With the images removed, repeat the data below exactly.

Available data:
☆ ☆ ☆ ☆ ☆ ☆ ☆
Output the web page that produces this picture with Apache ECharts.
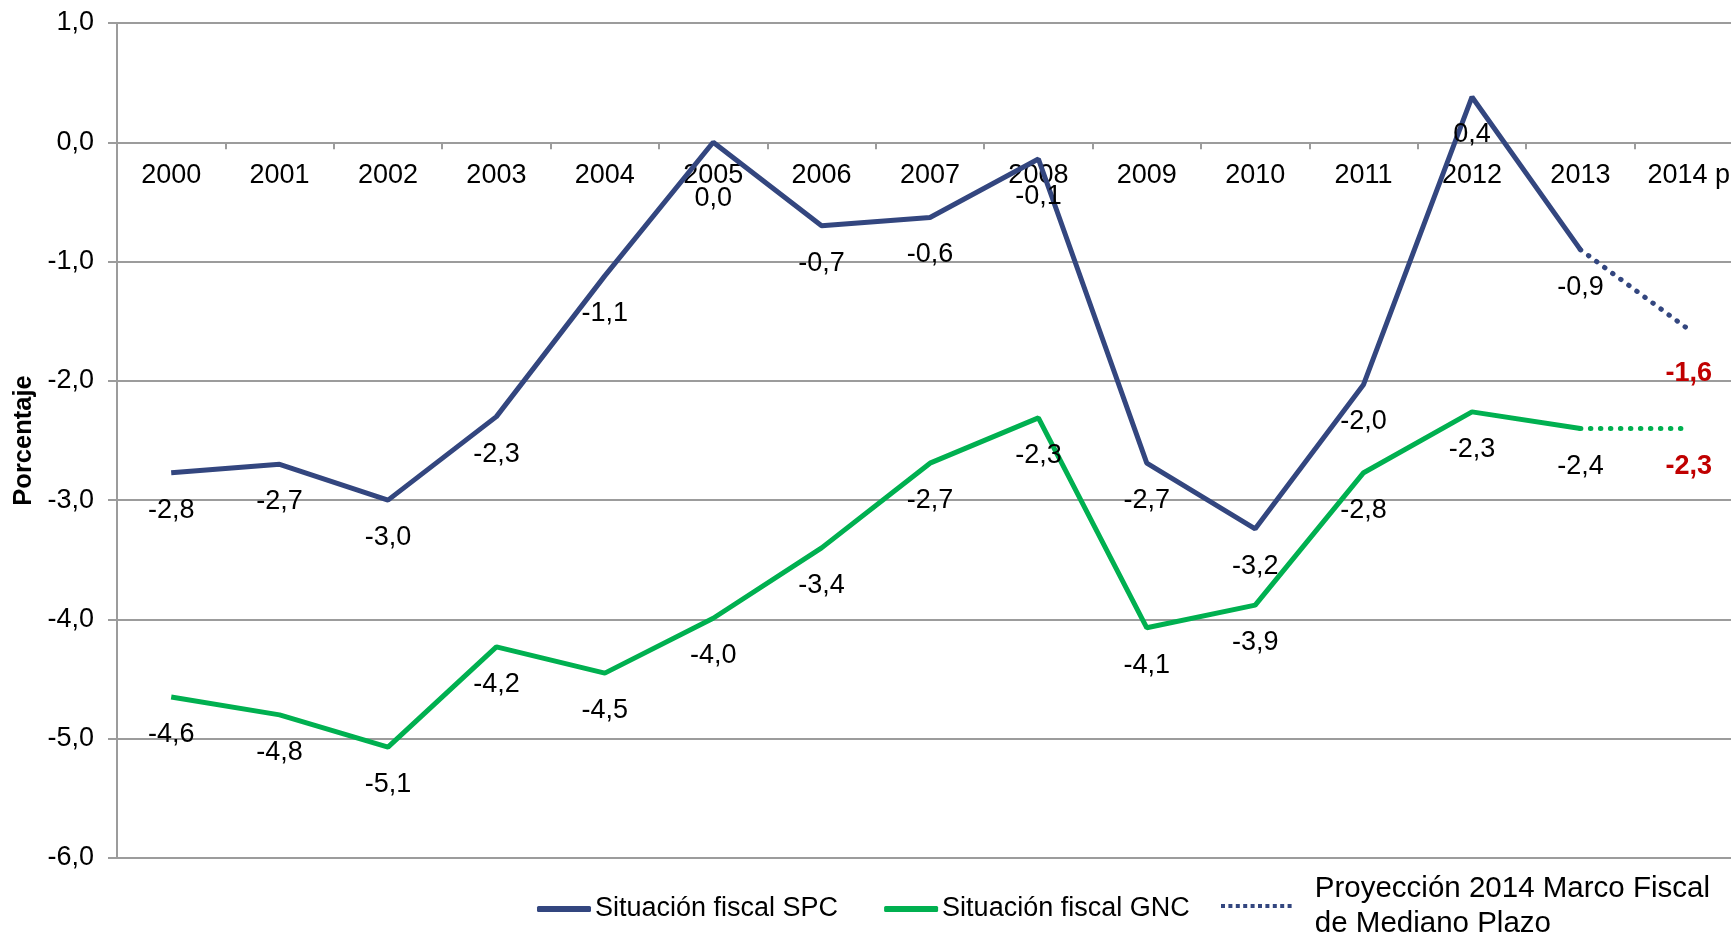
<!DOCTYPE html>
<html>
<head>
<meta charset="utf-8">
<script src="https://cdn.jsdelivr.net/npm/echarts@6/dist/echarts.min.js"></script>
<style>
  html, body { margin: 0; padding: 0; background: #fff; }
  #chart { width: 1731px; height: 932px; }
</style>
</head>
<body>
<div id="chart"></div>
<script>
const years = ['2000', '2001', '2002', '2003', '2004', '2005', '2006', '2007', '2008', '2009', '2010', '2011', '2012', '2013', '2014 p']
const spc = [-2.77, -2.7, -3.0, -2.3, -1.12, 0.0, -0.7, -0.63, -0.14, -2.69, -3.24, -2.03, 0.38, -0.9, null]
const gnc = [-4.65, -4.8, -5.07, -4.23, -4.45, -3.99, -3.4, -2.69, -2.31, -4.07, -3.88, -2.77, -2.26, -2.4, null]
const spcLabels = ['-2,8', '-2,7', '-3,0', '-2,3', '-1,1', '0,0', '-0,7', '-0,6', '-0,1', '-2,7', '-3,2', '-2,0', '0,4', '-0,9']
const gncLabels = ['-4,6', '-4,8', '-5,1', '-4,2', '-4,5', '-4,0', '-3,4', '-2,7', '-2,3', '-4,1', '-3,9', '-2,8', '-2,3', '-2,4']
const projSpc = [null, null, null, null, null, null, null, null, null, null, null, null, null, -0.9, -1.57]
const projGnc = [null, null, null, null, null, null, null, null, null, null, null, null, null, -2.4, -2.4]
const projSpcLabels = ['', '', '', '', '', '', '', '', '', '', '', '', '', '', '-1,6']
const projGncLabels = ['', '', '', '', '', '', '', '', '', '', '', '', '', '', '-2,3']
const yMin = -6
const yMax = 1
const yStep = 1

const FONT = 'Arial, "Liberation Sans", sans-serif'
const NAVY = '#33467F'
const GREEN = '#00B050'
const GRID = '#9C9C9C'
const gridTop = 23
const gridHeight = 835

// dotted icon for the projection legend entry
let dots = 'path://'
for (let i = 0; i < 10; i++) dots += 'M' + (i * 7.4) + ',0h4v4h-4z '

const chart = echarts.init(document.getElementById('chart'))

function labelOpts(texts, color, bold) {
  return {
    show: true,
    position: 'bottom',
    distance: 24,
    color: color,
    fontSize: 27,
    fontFamily: FONT,
    fontWeight: bold ? 'bold' : 'normal',
    formatter: (p) => texts[p.dataIndex] || ''
  }
}

// some labels were nudged by hand in the original
function withLabelNudge(values, idx, dist) {
  return values.map((v, i) => (i === idx ? { value: v, label: { distance: dist } } : v))
}

const legendText = { color: '#000', fontSize: 27, fontFamily: FONT, lineHeight: 32, padding: [0, 0, 0, -1] }

chart.setOption({
  animation: false,
  grid: {
    left: 117, top: gridTop, width: 1626, height: gridHeight,
    containLabel: false, outerBoundsMode: 'none'
  },
  legend: [
    {
      left: 532,
      top: 888,
      itemWidth: 54,
      itemHeight: 6,
      itemGap: 46,
      textStyle: legendText,
      data: [
        { name: 'Situación fiscal SPC', icon: 'roundRect' },
        { name: 'Situación fiscal GNC', icon: 'roundRect' }
      ]
    },
    {
      left: 1216,
      top: 866,
      itemWidth: 71,
      itemHeight: 4,
      textStyle: Object.assign({}, legendText, { fontSize: 29.5, lineHeight: 35, padding: [0, 0, 0, 18] }),
      data: [{ name: 'Proyección 2014 Marco Fiscal\nde Mediano Plazo', icon: dots }]
    }
  ],
  xAxis: {
    type: 'category',
    data: years,
    position: 'top',
    offset: -(gridHeight * yMax / (yMax - yMin)),
    boundaryGap: true,
    axisLine: { onZero: false, lineStyle: { color: GRID, width: 2 } },
    axisTick: { show: true, inside: true, length: 7, lineStyle: { color: GRID, width: 2 } },
    axisLabel: { inside: true, color: '#000', fontSize: 27, fontFamily: FONT, margin: 20 }
  },
  yAxis: {
    type: 'value',
    min: yMin,
    max: yMax,
    interval: yStep,
    name: 'Porcentaje',
    nameLocation: 'middle',
    nameGap: 69,
    nameTextStyle: { color: '#000', fontSize: 25.5, fontWeight: 'bold', fontFamily: FONT },
    axisLine: { show: true, lineStyle: { color: GRID, width: 2 } },
    axisTick: { show: true, length: 9, lineStyle: { color: GRID, width: 2 } },
    axisLabel: {
      color: '#000', fontSize: 27, fontFamily: FONT, margin: 23,
      formatter: (v) => v.toFixed(1).replace('.', ',')
    },
    splitLine: { lineStyle: { color: GRID, width: 2 } }
  },
  series: [
    {
      name: 'Situación fiscal SPC',
      type: 'line',
      data: withLabelNudge(spc, 5, 43),
      symbol: 'circle',
      symbolSize: 0,
      lineStyle: { color: NAVY, width: 5 },
      itemStyle: { color: NAVY },
      label: labelOpts(spcLabels, '#000', false),
      z: 3
    },
    {
      name: 'Situación fiscal GNC',
      type: 'line',
      data: gnc,
      symbol: 'circle',
      symbolSize: 0,
      lineStyle: { color: GREEN, width: 5 },
      itemStyle: { color: GREEN },
      label: labelOpts(gncLabels, '#000', false),
      z: 3
    },
    {
      name: 'Proyección 2014 Marco Fiscal\nde Mediano Plazo',
      type: 'line',
      data: withLabelNudge(projSpc, 14, 30),
      symbol: 'circle',
      symbolSize: 0,
      lineStyle: { color: NAVY, width: 5, type: [0.5, 9.5], cap: 'round' },
      itemStyle: { color: NAVY },
      label: labelOpts(projSpcLabels, '#C00000', true),
      z: 3
    },
    {
      name: 'proyGnc',
      type: 'line',
      data: projGnc,
      symbol: 'circle',
      symbolSize: 0,
      lineStyle: { color: GREEN, width: 5, type: [0.5, 9.5], cap: 'round' },
      itemStyle: { color: GREEN },
      label: labelOpts(projGncLabels, '#C00000', true),
      z: 3
    }
  ]
})
</script>
</body>
</html>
☆ ☆ ☆ ☆ ☆ ☆ ☆
Solution to this exercise:
Output the web page that produces this picture with Apache ECharts.
<!DOCTYPE html>
<html>
<head>
<meta charset="utf-8">
<script src="https://cdn.jsdelivr.net/npm/echarts@6/dist/echarts.min.js"></script>
<style>
  html, body { margin: 0; padding: 0; background: #fff; }
  #chart { width: 1731px; height: 932px; }
</style>
</head>
<body>
<div id="chart"></div>
<script>
const years = ['2000', '2001', '2002', '2003', '2004', '2005', '2006', '2007', '2008', '2009', '2010', '2011', '2012', '2013', '2014 p']
const spc = [-2.77, -2.7, -3.0, -2.3, -1.12, 0.0, -0.7, -0.63, -0.14, -2.69, -3.24, -2.03, 0.38, -0.9, null]
const gnc = [-4.65, -4.8, -5.07, -4.23, -4.45, -3.99, -3.4, -2.69, -2.31, -4.07, -3.88, -2.77, -2.26, -2.4, null]
const spcLabels = ['-2,8', '-2,7', '-3,0', '-2,3', '-1,1', '0,0', '-0,7', '-0,6', '-0,1', '-2,7', '-3,2', '-2,0', '0,4', '-0,9']
const gncLabels = ['-4,6', '-4,8', '-5,1', '-4,2', '-4,5', '-4,0', '-3,4', '-2,7', '-2,3', '-4,1', '-3,9', '-2,8', '-2,3', '-2,4']
const projSpc = [null, null, null, null, null, null, null, null, null, null, null, null, null, -0.9, -1.57]
const projGnc = [null, null, null, null, null, null, null, null, null, null, null, null, null, -2.4, -2.4]
const projSpcLabels = ['', '', '', '', '', '', '', '', '', '', '', '', '', '', '-1,6']
const projGncLabels = ['', '', '', '', '', '', '', '', '', '', '', '', '', '', '-2,3']
const yMin = -6
const yMax = 1
const yStep = 1

const FONT = 'Arial, "Liberation Sans", sans-serif'
const NAVY = '#33467F'
const GREEN = '#00B050'
const GRID = '#9C9C9C'
const gridTop = 23
const gridHeight = 835

// dotted icon for the projection legend entry
let dots = 'path://'
for (let i = 0; i < 10; i++) dots += 'M' + (i * 7.4) + ',0h4v4h-4z '

const chart = echarts.init(document.getElementById('chart'))

function labelOpts(texts, color, bold) {
  return {
    show: true,
    position: 'bottom',
    distance: 24,
    color: color,
    fontSize: 27,
    fontFamily: FONT,
    fontWeight: bold ? 'bold' : 'normal',
    formatter: (p) => texts[p.dataIndex] || ''
  }
}

// some labels were nudged by hand in the original
function withLabelNudge(values, idx, dist) {
  return values.map((v, i) => (i === idx ? { value: v, label: { distance: dist } } : v))
}

const legendText = { color: '#000', fontSize: 27, fontFamily: FONT, lineHeight: 32, padding: [0, 0, 0, -1] }

chart.setOption({
  animation: false,
  grid: {
    left: 117, top: gridTop, width: 1626, height: gridHeight,
    containLabel: false, outerBoundsMode: 'none'
  },
  legend: [
    {
      left: 532,
      top: 888,
      itemWidth: 54,
      itemHeight: 6,
      itemGap: 46,
      textStyle: legendText,
      data: [
        { name: 'Situación fiscal SPC', icon: 'roundRect' },
        { name: 'Situación fiscal GNC', icon: 'roundRect' }
      ]
    },
    {
      left: 1216,
      top: 866,
      itemWidth: 71,
      itemHeight: 4,
      textStyle: Object.assign({}, legendText, { fontSize: 29.5, lineHeight: 35, padding: [0, 0, 0, 18] }),
      data: [{ name: 'Proyección 2014 Marco Fiscal\nde Mediano Plazo', icon: dots }]
    }
  ],
  xAxis: {
    type: 'category',
    data: years,
    position: 'top',
    offset: -(gridHeight * yMax / (yMax - yMin)),
    boundaryGap: true,
    axisLine: { onZero: false, lineStyle: { color: GRID, width: 2 } },
    axisTick: { show: true, inside: true, length: 7, lineStyle: { color: GRID, width: 2 } },
    axisLabel: { inside: true, color: '#000', fontSize: 27, fontFamily: FONT, margin: 20 }
  },
  yAxis: {
    type: 'value',
    min: yMin,
    max: yMax,
    interval: yStep,
    name: 'Porcentaje',
    nameLocation: 'middle',
    nameGap: 69,
    nameTextStyle: { color: '#000', fontSize: 25.5, fontWeight: 'bold', fontFamily: FONT },
    axisLine: { show: true, lineStyle: { color: GRID, width: 2 } },
    axisTick: { show: true, length: 9, lineStyle: { color: GRID, width: 2 } },
    axisLabel: {
      color: '#000', fontSize: 27, fontFamily: FONT, margin: 23,
      formatter: (v) => v.toFixed(1).replace('.', ',')
    },
    splitLine: { lineStyle: { color: GRID, width: 2 } }
  },
  series: [
    {
      name: 'Situación fiscal SPC',
      type: 'line',
      data: withLabelNudge(spc, 5, 43),
      symbol: 'circle',
      symbolSize: 0,
      lineStyle: { color: NAVY, width: 5 },
      itemStyle: { color: NAVY },
      label: labelOpts(spcLabels, '#000', false),
      z: 3
    },
    {
      name: 'Situación fiscal GNC',
      type: 'line',
      data: gnc,
      symbol: 'circle',
      symbolSize: 0,
      lineStyle: { color: GREEN, width: 5 },
      itemStyle: { color: GREEN },
      label: labelOpts(gncLabels, '#000', false),
      z: 3
    },
    {
      name: 'Proyección 2014 Marco Fiscal\nde Mediano Plazo',
      type: 'line',
      data: withLabelNudge(projSpc, 14, 30),
      symbol: 'circle',
      symbolSize: 0,
      lineStyle: { color: NAVY, width: 5, type: [0.5, 9.5], cap: 'round' },
      itemStyle: { color: NAVY },
      label: labelOpts(projSpcLabels, '#C00000', true),
      z: 3
    },
    {
      name: 'proyGnc',
      type: 'line',
      data: projGnc,
      symbol: 'circle',
      symbolSize: 0,
      lineStyle: { color: GREEN, width: 5, type: [0.5, 9.5], cap: 'round' },
      itemStyle: { color: GREEN },
      label: labelOpts(projGncLabels, '#C00000', true),
      z: 3
    }
  ]
})
</script>
</body>
</html>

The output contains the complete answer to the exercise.